Gregg v. Georgia,
Proffitt v. Florida,
Jurek v. Texas,
Woodson v. North Carolina, and
Roberts v. Louisiana,
428 U.S. 153 (1976), reaffirmed the United States Supreme Court's acceptance of the use of the
death penalty in the United States, upholding, in particular, the death sentence imposed on
Troy Leon Gregg. Referred to by a leading scholar as the
July 2 Cases[1] and elsewhere referred to by the lead case
Gregg, the Supreme Court set forth the two main features that capital sentencing procedures must employ in order to
comport (i.e. comply) with the
Eighth Amendment ban on "cruel and unusual punishments." The decision essentially ended the
de facto moratorium on the death penalty imposed by the Court in its 1972 decision in
Furman v. Georgia 408
U.S. 238 (1972).
Background
All five cases share the same basic procedural history. After the
Furman decision, the states of Georgia, Florida, Texas, North Carolina, and Louisiana amended their death penalty statutes to meet the
Furman guidelines. Subsequently, the five named defendants
[2] were convicted of murder and sentenced to death in their respective states. The respective state supreme court
[3] upheld the death sentence. The defendants then
asked the U.S. Supreme Court to review their death sentence, asking the Court to go beyond
Furman and declare once and for all the death penalty to be "cruel and unusual punishment" and thus in violation of the Constitution; the Court agreed to hear the cases.
In the
July 2 Cases, the Court's goal was to provide guidance to states in the wake of
Furman. In
Furman only one basic idea could command a majority vote of the Justices: capital punishment, as then practiced in the United States, was cruel and unusual punishment because there were no rational standards that determined when it was imposed and when it was not. The question the Court resolved in these cases was not whether the death sentence imposed on each of the individual defendants was cruel, but rather whether the process by which those sentences were imposed was rational and objectively reviewable.

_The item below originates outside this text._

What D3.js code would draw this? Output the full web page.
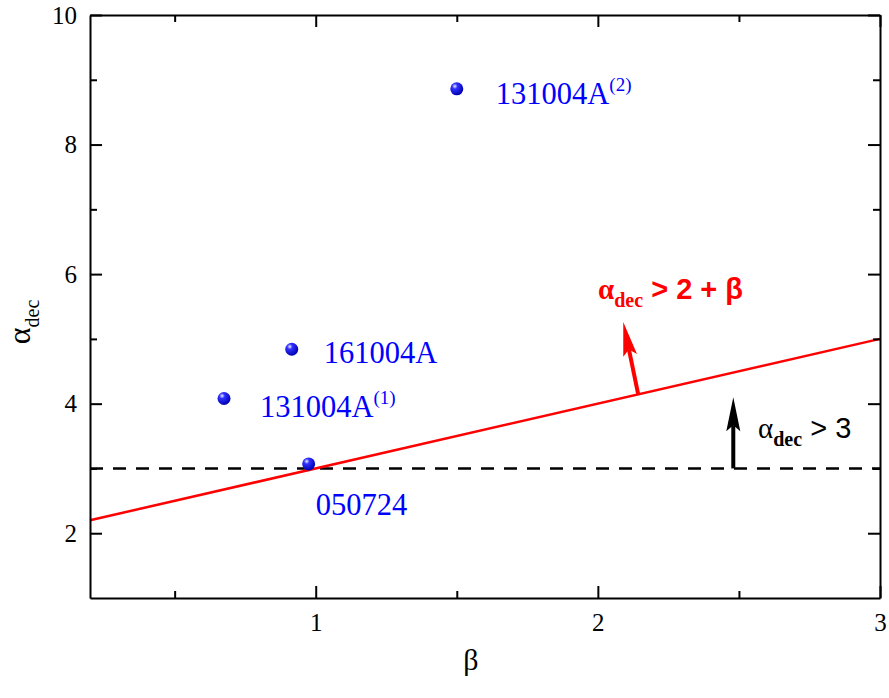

Capital punishment and the Eighth Amendment
The defendants in each of the five cases urged the Court to go farther than it had in
Furman by holding once and for all that capital punishment was cruel and unusual punishment that violated the Eighth Amendment. However the Court responded that "The most marked indication of society's endorsement of the death penalty for murder is the legislative response to
Furman." Both Congress and 35 states had complied with the Court's dictates in
Furman by either specifying factors to be weighed and procedures to be followed when imposing a death sentence, or dictating that the death penalty would be mandatory for specific crimes. Furthermore, a
referendum in California had overturned the California Supreme Court's earlier decision (
California v. Anderson) holding that the death penalty violated the
California constitution. The fact that juries remained willing to impose the death penalty also contributed to the Court's conclusion that American society did not believe in 1976 that the death penalty was in all circumstances a cruel and unusual punishment.
The Court also found that the death penalty "comports with the basic concept of human dignity at the core of the [Eighth] Amendment". The death penalty serves two principal social purposes—retribution and deterrence. "In part, capital punishment is an expression of society's moral outrage at particularly offensive conduct". But this outrage must be expressed in an ordered fashion, for America is a society of laws. Retribution is consistent with human dignity, because society believes that "certain crimes are themselves so grievous an affront to humanity that the only adequate response may be the penalty of death". And although it is difficult to determine statistically how much crime the death penalty actually deters, the Court found that in 1976 there was "no convincing empirical evidence" supporting either the view that the death penalty is an effective deterrent to crime or the opposite view. Still, the Court could not completely discount the possibility that for certain "carefully contemplated murderers", "the possible penalty of death may well enter into the cold calculus that precedes the decision to act".
Finally, the Court considered whether the death penalty is "disproportionate in relation to the crime for which it is imposed". Although death is severe and irrevocable, the Court could not say that death was always disproportionate to the crime of deliberately taking human life. "It is an extreme sanction, suitable to the most extreme of crimes".